→ **Given instruction**: Reproduce the data below in full and exclude every picture.

-- -- --

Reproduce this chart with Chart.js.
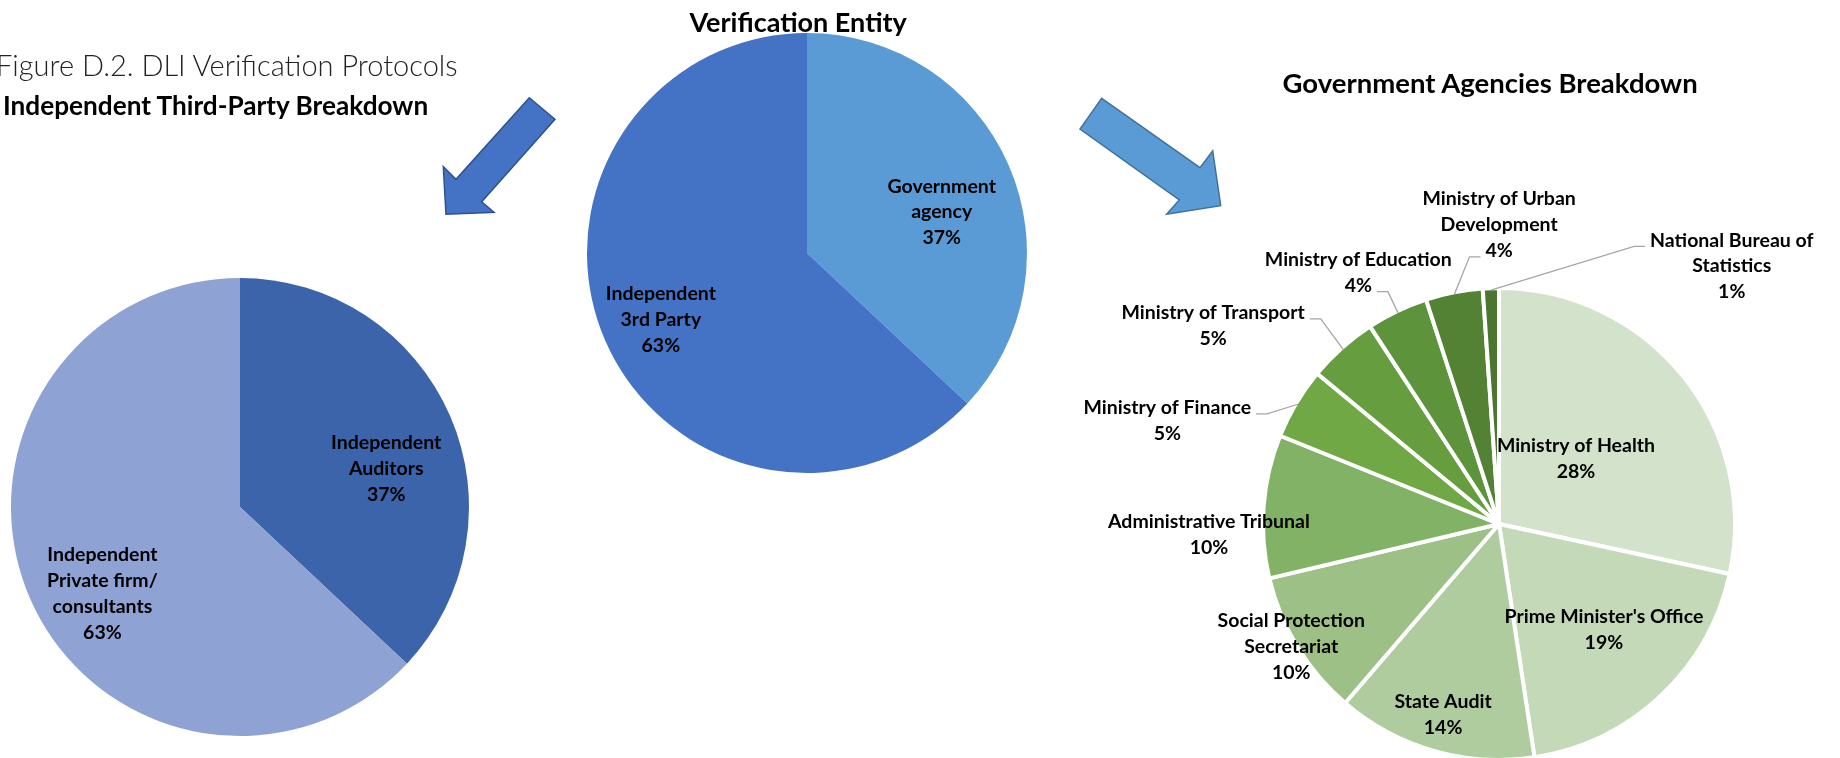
<!DOCTYPE html>
<html lang="en">
<head>
    <meta charset="UTF-8">
    <title>Figure D.2. DLI Verification Protocols</title>
    <script src="https://cdn.jsdelivr.net/npm/chart.js"></script>
    <style>
        body {
            margin: 0;
            width: 1840px;
            height: 758px;
            overflow: hidden;
            background: #fff;
            font-family: 'Lato', 'Liberation Sans', sans-serif;
            position: relative;
        }
        .ttl {
            position: absolute;
            white-space: nowrap;
            line-height: 1;
            color: #000;
        }
        .bold { font-weight: 700; }
        .light { font-weight: 300; color: #222; }
        canvas.pie, #arrows { position: absolute; }
    </style>
</head>
<body>
    <canvas id="arrows" width="1840" height="758" style="left:0; top:0"></canvas>

    <div class="ttl light" style="left:-4px; top:50px; font-size:29px">Figure D.2. DLI Verification Protocols</div>
    <div class="ttl bold" style="left:3px; top:92px; font-size:26.2px">Independent Third-Party Breakdown</div>
    <div class="ttl bold" id="midTitle" style="top:8px; font-size:27px">Verification Entity</div>
    <div class="ttl bold" id="rightTitle" style="top:69px; font-size:27.5px">Government Agencies Breakdown</div>

    <canvas class="pie" id="thirdPartyChart" width="480" height="480" style="left:0; top:267px"></canvas>
    <canvas class="pie" id="entityChart" width="460" height="460" style="left:577px; top:23px"></canvas>
    <canvas class="pie" id="agencyChart" width="880" height="760" style="left:1059px; top:144px"></canvas>

    <script>
        // Verification entity (centre pie)
        const entityLabels = [['Government', 'agency'], ['Independent', '3rd Party']];
        const entityValues = [37, 63];

        // Independent third-party breakdown (left pie)
        const thirdPartyLabels = [['Independent', 'Auditors'], ['Independent', 'Private firm/', 'consultants']];
        const thirdPartyValues = [37, 63];

        // Government agencies breakdown (right pie)
        const agencyLabels = [
            ['Ministry of Health'],
            ["Prime Minister's Office"],
            ['State Audit'],
            ['Social Protection', 'Secretariat'],
            ['Administrative Tribunal'],
            ['Ministry of Finance'],
            ['Ministry of Transport'],
            ['Ministry of Education'],
            ['Ministry of Urban', 'Development'],
            ['National Bureau of', 'Statistics']
        ];
        const agencyValues = [28.4, 19.2, 13.7, 10.0, 9.8, 4.9, 4.8, 4.2, 3.9, 1.1];

        const LABEL_FONT = 'bold 19.5px Lato, "Liberation Sans", sans-serif';
        const LINE_H = 25.8;

        // centre the two titles over their points
        function centerTitle(id, cx) {
            const el = document.getElementById(id);
            el.style.left = (cx - el.offsetWidth / 2) + 'px';
        }
        centerTitle('midTitle', 798);
        centerTitle('rightTitle', 1490);

        // block arrows between the pies
        function drawArrow(ctx, pts, fill, stroke) {
            ctx.beginPath();
            ctx.moveTo(pts[0][0], pts[0][1]);
            pts.slice(1).forEach(p => ctx.lineTo(p[0], p[1]));
            ctx.closePath();
            ctx.fillStyle = fill;
            ctx.fill();
            ctx.lineWidth = 1.5;
            ctx.strokeStyle = stroke;
            ctx.stroke();
        }
        const actx = document.getElementById('arrows').getContext('2d');
        drawArrow(actx, [[529.3, 97.7], [555, 119.3], [481.7, 201.7], [494, 212.3], [446, 214.3], [443.3, 166.7], [456, 179.3]], '#4472C4', '#2F528F');
        drawArrow(actx, [[1101.7, 98.3], [1200, 167.7], [1212.7, 151], [1220.7, 205.7], [1166.7, 214.3], [1179.3, 200], [1080, 129]], '#5B9BD5', '#41719C');

        // data labels: name lines + percentage, placed around each slice's mid angle
        const sliceLabels = {
            id: 'sliceLabels',
            afterDatasetsDraw(chart, args, opts) {
                const ctx = chart.ctx;
                const meta = chart.getDatasetMeta(0);
                const values = chart.data.datasets[0].data;
                const total = values.reduce((a, b) => a + b, 0);
                ctx.save();
                ctx.font = LABEL_FONT;
                ctx.textAlign = 'center';
                ctx.textBaseline = 'middle';
                meta.data.forEach((arc, i) => {
                    const lines = chart.data.labels[i].concat(Math.round(values[i] / total * 100) + '%');
                    const mid = (arc.startAngle + arc.endAngle) / 2;
                    const [dA, rho] = opts.place[i];
                    const a = mid + dA * Math.PI / 180;
                    const cx = arc.x + Math.cos(a) * arc.outerRadius * rho;
                    const cy = arc.y + Math.sin(a) * arc.outerRadius * rho;
                    const top = cy - (lines.length - 1) * LINE_H / 2;

                    ctx.fillStyle = '#000';
                    lines.forEach((t, k) => ctx.fillText(t, cx, top + k * LINE_H));

                    const li = opts.leader ? opts.leader[i] : null;
                    if (li != null) {
                        const r0 = arc.outerRadius - 2;
                        const px = arc.x + Math.cos(mid) * r0;
                        const py = arc.y + Math.sin(mid) * r0;
                        const w = ctx.measureText(lines[li]).width;
                        const onRight = px > cx;
                        const ex = onRight ? cx + w / 2 + 5 : cx - w / 2 - 5;
                        const ey = top + li * LINE_H + 6;
                        const bx = ex + (onRight ? 11 : -11);
                        ctx.beginPath();
                        ctx.moveTo(px, py);
                        ctx.lineTo(bx, ey);
                        ctx.lineTo(ex, ey);
                        ctx.strokeStyle = '#A6A6A6';
                        ctx.lineWidth = 1.3;
                        ctx.stroke();
                    }
                });
                ctx.restore();
            }
        };

        function makePie(id, labels, values, colors, radius, border, labelOpts) {
            return new Chart(document.getElementById(id), {
                type: 'pie',
                data: {
                    labels: labels,
                    datasets: [{
                        data: values,
                        backgroundColor: colors,
                        borderColor: '#fff',
                        borderWidth: border,
                        radius: radius
                    }]
                },
                options: {
                    responsive: false,
                    animation: false,
                    events: [],
                    layout: { padding: 0 },
                    plugins: {
                        legend: { display: false },
                        tooltip: { enabled: false },
                        sliceLabels: labelOpts
                    }
                },
                plugins: [sliceLabels]
            });
        }

        makePie('entityChart', entityLabels, entityValues, ['#5B9BD5', '#4472C4'], 220, 0, {
            place: [[6.5, 0.64], [-1.1, 0.73]]
        });

        makePie('thirdPartyChart', thirdPartyLabels, thirdPartyValues, ['#3C64AA', '#8FA2D4'], 229, 0, {
            place: [[8.7, 0.66], [-8.8, 0.71]]
        });

        makePie('agencyChart', agencyLabels, agencyValues,
            ['#D3E2CA', '#C4D9B7', '#AECC9E', '#9DC087', '#81B265', '#70A845', '#659D3F', '#5D933A', '#548235', '#4B7630'],
            236, 4, {
                place: [[-1.5, 0.428], [-1.5, 0.632], [0.3, 0.843], [0.8, 1.022], [-6.5, 1.23],
                        [-13.5, 1.472], [-13.5, 1.474], [-3.7, 1.22], [11.0, 1.267], [44.05, 1.472]],
                leader: [null, null, null, null, null, 0, 0, 1, 2, 0]
            });
    </script>
</body>
</html>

-- -- --

→ **Solution**:
Reproduce this chart with Chart.js.
<!DOCTYPE html>
<html lang="en">
<head>
    <meta charset="UTF-8">
    <title>Figure D.2. DLI Verification Protocols</title>
    <script src="https://cdn.jsdelivr.net/npm/chart.js"></script>
    <style>
        body {
            margin: 0;
            width: 1840px;
            height: 758px;
            overflow: hidden;
            background: #fff;
            font-family: 'Lato', 'Liberation Sans', sans-serif;
            position: relative;
        }
        .ttl {
            position: absolute;
            white-space: nowrap;
            line-height: 1;
            color: #000;
        }
        .bold { font-weight: 700; }
        .light { font-weight: 300; color: #222; }
        canvas.pie, #arrows { position: absolute; }
    </style>
</head>
<body>
    <canvas id="arrows" width="1840" height="758" style="left:0; top:0"></canvas>

    <div class="ttl light" style="left:-4px; top:50px; font-size:29px">Figure D.2. DLI Verification Protocols</div>
    <div class="ttl bold" style="left:3px; top:92px; font-size:26.2px">Independent Third-Party Breakdown</div>
    <div class="ttl bold" id="midTitle" style="top:8px; font-size:27px">Verification Entity</div>
    <div class="ttl bold" id="rightTitle" style="top:69px; font-size:27.5px">Government Agencies Breakdown</div>

    <canvas class="pie" id="thirdPartyChart" width="480" height="480" style="left:0; top:267px"></canvas>
    <canvas class="pie" id="entityChart" width="460" height="460" style="left:577px; top:23px"></canvas>
    <canvas class="pie" id="agencyChart" width="880" height="760" style="left:1059px; top:144px"></canvas>

    <script>
        // Verification entity (centre pie)
        const entityLabels = [['Government', 'agency'], ['Independent', '3rd Party']];
        const entityValues = [37, 63];

        // Independent third-party breakdown (left pie)
        const thirdPartyLabels = [['Independent', 'Auditors'], ['Independent', 'Private firm/', 'consultants']];
        const thirdPartyValues = [37, 63];

        // Government agencies breakdown (right pie)
        const agencyLabels = [
            ['Ministry of Health'],
            ["Prime Minister's Office"],
            ['State Audit'],
            ['Social Protection', 'Secretariat'],
            ['Administrative Tribunal'],
            ['Ministry of Finance'],
            ['Ministry of Transport'],
            ['Ministry of Education'],
            ['Ministry of Urban', 'Development'],
            ['National Bureau of', 'Statistics']
        ];
        const agencyValues = [28.4, 19.2, 13.7, 10.0, 9.8, 4.9, 4.8, 4.2, 3.9, 1.1];

        const LABEL_FONT = 'bold 19.5px Lato, "Liberation Sans", sans-serif';
        const LINE_H = 25.8;

        // centre the two titles over their points
        function centerTitle(id, cx) {
            const el = document.getElementById(id);
            el.style.left = (cx - el.offsetWidth / 2) + 'px';
        }
        centerTitle('midTitle', 798);
        centerTitle('rightTitle', 1490);

        // block arrows between the pies
        function drawArrow(ctx, pts, fill, stroke) {
            ctx.beginPath();
            ctx.moveTo(pts[0][0], pts[0][1]);
            pts.slice(1).forEach(p => ctx.lineTo(p[0], p[1]));
            ctx.closePath();
            ctx.fillStyle = fill;
            ctx.fill();
            ctx.lineWidth = 1.5;
            ctx.strokeStyle = stroke;
            ctx.stroke();
        }
        const actx = document.getElementById('arrows').getContext('2d');
        drawArrow(actx, [[529.3, 97.7], [555, 119.3], [481.7, 201.7], [494, 212.3], [446, 214.3], [443.3, 166.7], [456, 179.3]], '#4472C4', '#2F528F');
        drawArrow(actx, [[1101.7, 98.3], [1200, 167.7], [1212.7, 151], [1220.7, 205.7], [1166.7, 214.3], [1179.3, 200], [1080, 129]], '#5B9BD5', '#41719C');

        // data labels: name lines + percentage, placed around each slice's mid angle
        const sliceLabels = {
            id: 'sliceLabels',
            afterDatasetsDraw(chart, args, opts) {
                const ctx = chart.ctx;
                const meta = chart.getDatasetMeta(0);
                const values = chart.data.datasets[0].data;
                const total = values.reduce((a, b) => a + b, 0);
                ctx.save();
                ctx.font = LABEL_FONT;
                ctx.textAlign = 'center';
                ctx.textBaseline = 'middle';
                meta.data.forEach((arc, i) => {
                    const lines = chart.data.labels[i].concat(Math.round(values[i] / total * 100) + '%');
                    const mid = (arc.startAngle + arc.endAngle) / 2;
                    const [dA, rho] = opts.place[i];
                    const a = mid + dA * Math.PI / 180;
                    const cx = arc.x + Math.cos(a) * arc.outerRadius * rho;
                    const cy = arc.y + Math.sin(a) * arc.outerRadius * rho;
                    const top = cy - (lines.length - 1) * LINE_H / 2;

                    ctx.fillStyle = '#000';
                    lines.forEach((t, k) => ctx.fillText(t, cx, top + k * LINE_H));

                    const li = opts.leader ? opts.leader[i] : null;
                    if (li != null) {
                        const r0 = arc.outerRadius - 2;
                        const px = arc.x + Math.cos(mid) * r0;
                        const py = arc.y + Math.sin(mid) * r0;
                        const w = ctx.measureText(lines[li]).width;
                        const onRight = px > cx;
                        const ex = onRight ? cx + w / 2 + 5 : cx - w / 2 - 5;
                        const ey = top + li * LINE_H + 6;
                        const bx = ex + (onRight ? 11 : -11);
                        ctx.beginPath();
                        ctx.moveTo(px, py);
                        ctx.lineTo(bx, ey);
                        ctx.lineTo(ex, ey);
                        ctx.strokeStyle = '#A6A6A6';
                        ctx.lineWidth = 1.3;
                        ctx.stroke();
                    }
                });
                ctx.restore();
            }
        };

        function makePie(id, labels, values, colors, radius, border, labelOpts) {
            return new Chart(document.getElementById(id), {
                type: 'pie',
                data: {
                    labels: labels,
                    datasets: [{
                        data: values,
                        backgroundColor: colors,
                        borderColor: '#fff',
                        borderWidth: border,
                        radius: radius
                    }]
                },
                options: {
                    responsive: false,
                    animation: false,
                    events: [],
                    layout: { padding: 0 },
                    plugins: {
                        legend: { display: false },
                        tooltip: { enabled: false },
                        sliceLabels: labelOpts
                    }
                },
                plugins: [sliceLabels]
            });
        }

        makePie('entityChart', entityLabels, entityValues, ['#5B9BD5', '#4472C4'], 220, 0, {
            place: [[6.5, 0.64], [-1.1, 0.73]]
        });

        makePie('thirdPartyChart', thirdPartyLabels, thirdPartyValues, ['#3C64AA', '#8FA2D4'], 229, 0, {
            place: [[8.7, 0.66], [-8.8, 0.71]]
        });

        makePie('agencyChart', agencyLabels, agencyValues,
            ['#D3E2CA', '#C4D9B7', '#AECC9E', '#9DC087', '#81B265', '#70A845', '#659D3F', '#5D933A', '#548235', '#4B7630'],
            236, 4, {
                place: [[-1.5, 0.428], [-1.5, 0.632], [0.3, 0.843], [0.8, 1.022], [-6.5, 1.23],
                        [-13.5, 1.472], [-13.5, 1.474], [-3.7, 1.22], [11.0, 1.267], [44.05, 1.472]],
                leader: [null, null, null, null, null, 0, 0, 1, 2, 0]
            });
    </script>
</body>
</html>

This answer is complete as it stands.